When asked how it feels that most people have stopped caring about COVID, Lucas did not mince words.
“It pisses me off. Such a terrible waste of life has gone on,” she said.
Sonja Castañeda-Cudney, 42, lives in Los Angeles. She is a doctoral student at the University of Southern California focused on mental health policy. She lives with her husband and two daughters, ages 3 and 5. She also has a stepson who lives with his mother nearby. They wear masks regularly and do not eat indoors with other people.
Castañeda-Cudney was careful about COVID from the beginning because her older daughter was born extremely premature. Her older daughter was a twin, but her twin did not survive.
“The girls were born at 26 weeks, emergency C-section. Their lungs were underdeveloped. Their hearts were underdeveloped. Eva was in the NICU for four and a half months and my daughter, Lucia, passed away after 11 days,” Castañeda-Cudney told The 19th.
Despite her efforts, Castañeda-Cudney and her immediate family members contracted COVID in August. Castañeda-Cudney has long COVID as a result, and is on a waiting list to be admitted to a long COVID clinic.
“I never really recovered. I get headaches. It’s like I’m hungover nonstop. It makes it hard to look at screens. It makes it hard to parent. It makes it hard to live a normal life,” Castañeda-Cudney said.

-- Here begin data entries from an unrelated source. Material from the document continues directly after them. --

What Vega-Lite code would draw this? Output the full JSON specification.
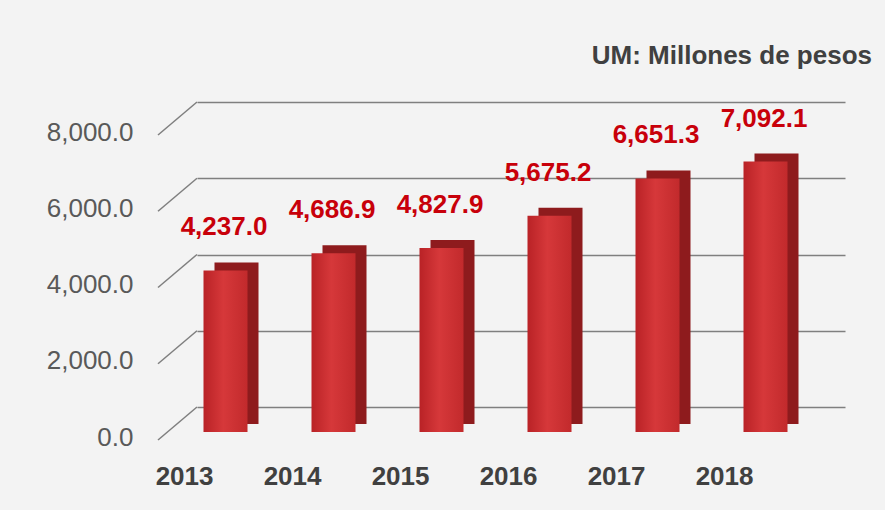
{
  "$schema": "https://vega.github.io/schema/vega-lite/v6.json",
  "width": 648,
  "height": 305,
  "autosize": {"type": "none"},
  "padding": {"left": 197, "top": 102, "right": 40, "bottom": 103},
  "background": "#f3f3f3",
  "config": {"view": {"stroke": null}},
  "title": {
    "text": "UM: Millones de pesos",
    "anchor": "end",
    "font": "Liberation Sans",
    "fontSize": 26,
    "fontWeight": "bold",
    "color": "#404040",
    "baseline": "alphabetic",
    "offset": 11,
    "dx": 27
  },
  "datasets": {
    "bars": [
      {"year": "2013", "value": 4237.0},
      {"year": "2014", "value": 4686.9},
      {"year": "2015", "value": 4827.9},
      {"year": "2016", "value": 5675.2},
      {"year": "2017", "value": 6651.3},
      {"year": "2018", "value": 7092.1}
    ],
    "grid": [{"v": 0}, {"v": 2000}, {"v": 4000}, {"v": 6000}, {"v": 8000}]
  },
  "layer": [
    {
      "data": {"name": "grid"},
      "mark": {"type": "rule", "color": "#7f7f7f", "strokeWidth": 1.5, "x2Offset": -93, "y2Offset": 33},
      "encoding": {
        "x": {"datum": "2013", "type": "ordinal", "bandPosition": 0},
        "x2": {"datum": "2013"},
        "y": {"field": "v", "type": "quantitative"},
        "y2": {"field": "v"}
      }
    },
    {
      "data": {"name": "bars"},
      "mark": {"type": "bar", "width": 44, "xOffset": -14.5, "yOffset": 17, "y2Offset": 17, "color": "#8e1b1d"},
      "encoding": {
        "x": {
          "field": "year",
          "type": "ordinal",
          "scale": {"paddingInner": 0, "paddingOuter": 0},
          "axis": {
            "domain": false,
            "ticks": false,
            "labelAngle": 0,
            "labelOffset": -37.5,
            "labelPadding": 69,
            "labelFontSize": 26,
            "labelFont": "Liberation Sans",
            "labelFontWeight": "bold",
            "labelColor": "#404040",
            "title": null
          }
        },
        "y": {
          "field": "value",
          "type": "quantitative",
          "scale": {"domain": [0, 8000], "nice": false},
          "axis": {
            "values": [0, 2000, 4000, 6000, 8000],
            "format": ",.1f",
            "grid": true,
            "gridColor": "#7f7f7f",
            "gridWidth": 1.5,
            "domain": false,
            "ticks": false,
            "labelOffset": 30,
            "labelPadding": 64,
            "labelFontSize": 26,
            "labelFont": "Liberation Sans",
            "labelColor": "#595959",
            "title": null
          }
        }
      }
    },
    {
      "data": {"name": "bars"},
      "mark": {
        "type": "bar",
        "width": 44,
        "xOffset": -25.5,
        "yOffset": 25,
        "y2Offset": 25,
        "color": {
          "gradient": "linear",
          "x1": 0, "y1": 0, "x2": 1, "y2": 0,
          "stops": [
            {"offset": 0, "color": "#b92226"},
            {"offset": 0.45, "color": "#d6383a"},
            {"offset": 1, "color": "#c22a2c"}
          ]
        }
      },
      "encoding": {
        "x": {"field": "year", "type": "ordinal"},
        "y": {"field": "value", "type": "quantitative"}
      }
    },
    {
      "data": {"name": "bars"},
      "mark": {
        "type": "text",
        "xOffset": -27,
        "yOffset": -18,
        "baseline": "middle",
        "font": "Liberation Sans",
        "fontSize": 26,
        "fontWeight": "bold",
        "color": "#c8000a"
      },
      "encoding": {
        "x": {"field": "year", "type": "ordinal"},
        "y": {"field": "value", "type": "quantitative"},
        "text": {"field": "value", "type": "quantitative", "format": ",.1f"}
      }
    }
  ]
}
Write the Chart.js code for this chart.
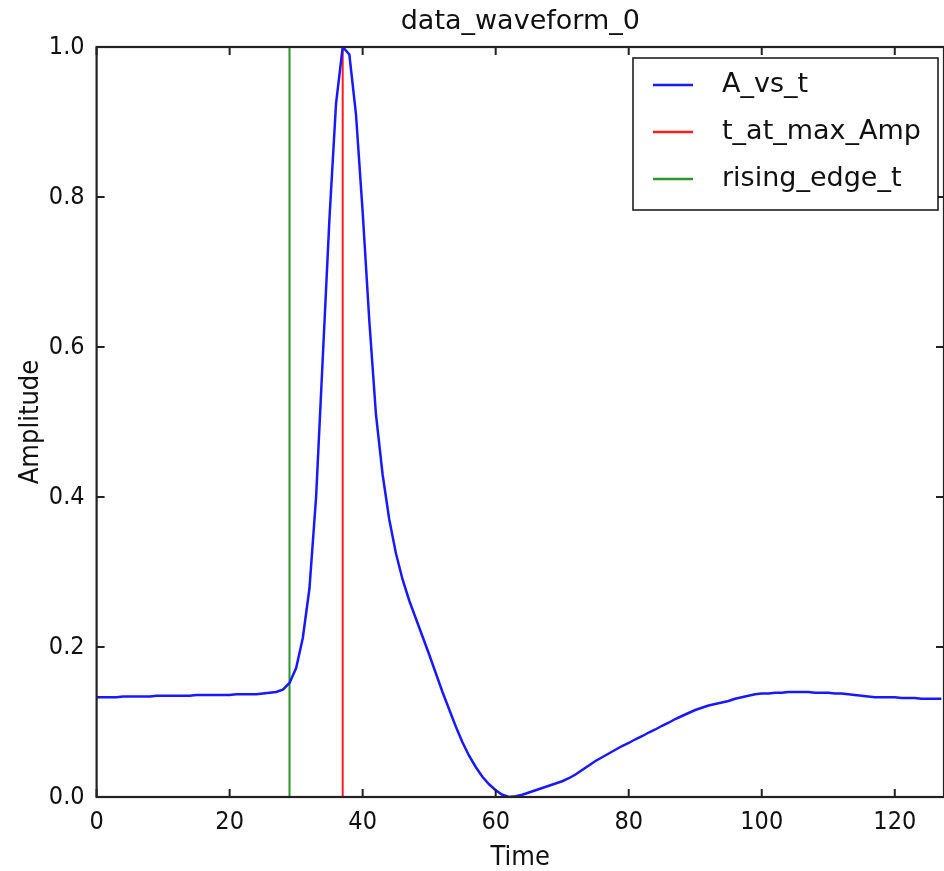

Castañeda-Cudney’s older daughter is in preschool and wears a mask. She says neither of her daughters has had problems tolerating masking. Her 3-year-old was born during the pandemic. “This is her life,” Castañeda-Cudney said.
They go to other children’s parties, but they wear masks and will take their cake and go eat it outside.
Castañeda-Cudney is angry that people are no longer taking precautions.
“It feels like shit. It feels like community care is not a thing. The world is so self-centered right now. If something doesn’t immediately affect you personally, then it’s not something to be concerned about,” she said. “I live with severe PTSD. I already lost a child. I’m not willing to lose another child.”
Hannah Neely, 42, lives in Minneapolis with her husband and two children, ages 10 and 12. She had cancer of the immune system, and between the disease and treatment, her immune system was severely weakened. Before, Neely was a teacher, but she is now too disabled to work. Her husband is a software engineer, although he was recently laid off.
Neely, her husband and her children wear masks. They do not socialize or eat indoors at restaurants. For a while, her children took classes online through the public school system, but eventually she sent them back to school masked.
“We go to the store, we go to doctor’s appointments, we go to our kids’ school, but that’s kind of it. And we mask everywhere,” Neely told The 19th.
In a strange way, Neely feels “lucky” to be a cancer survivor, because it means she doesn’t need to justify her concern about COVID to others. Most people she interacts with do not think she is being unreasonable.
“I am disabled in a way that is invisible, but sympathetic. I haven’t faced the medical gaslighting people with [chronic fatigue syndrome] have faced. … No medical professionals have ever told me I’m overreacting,” she said.
Some family and friends have engaged in a sort of wishful thinking.
“People sometimes say, ‘It’ll be fine. Hannah, I’m sure you’ll be fine. You can’t actually say that with any certainty,” Neely said.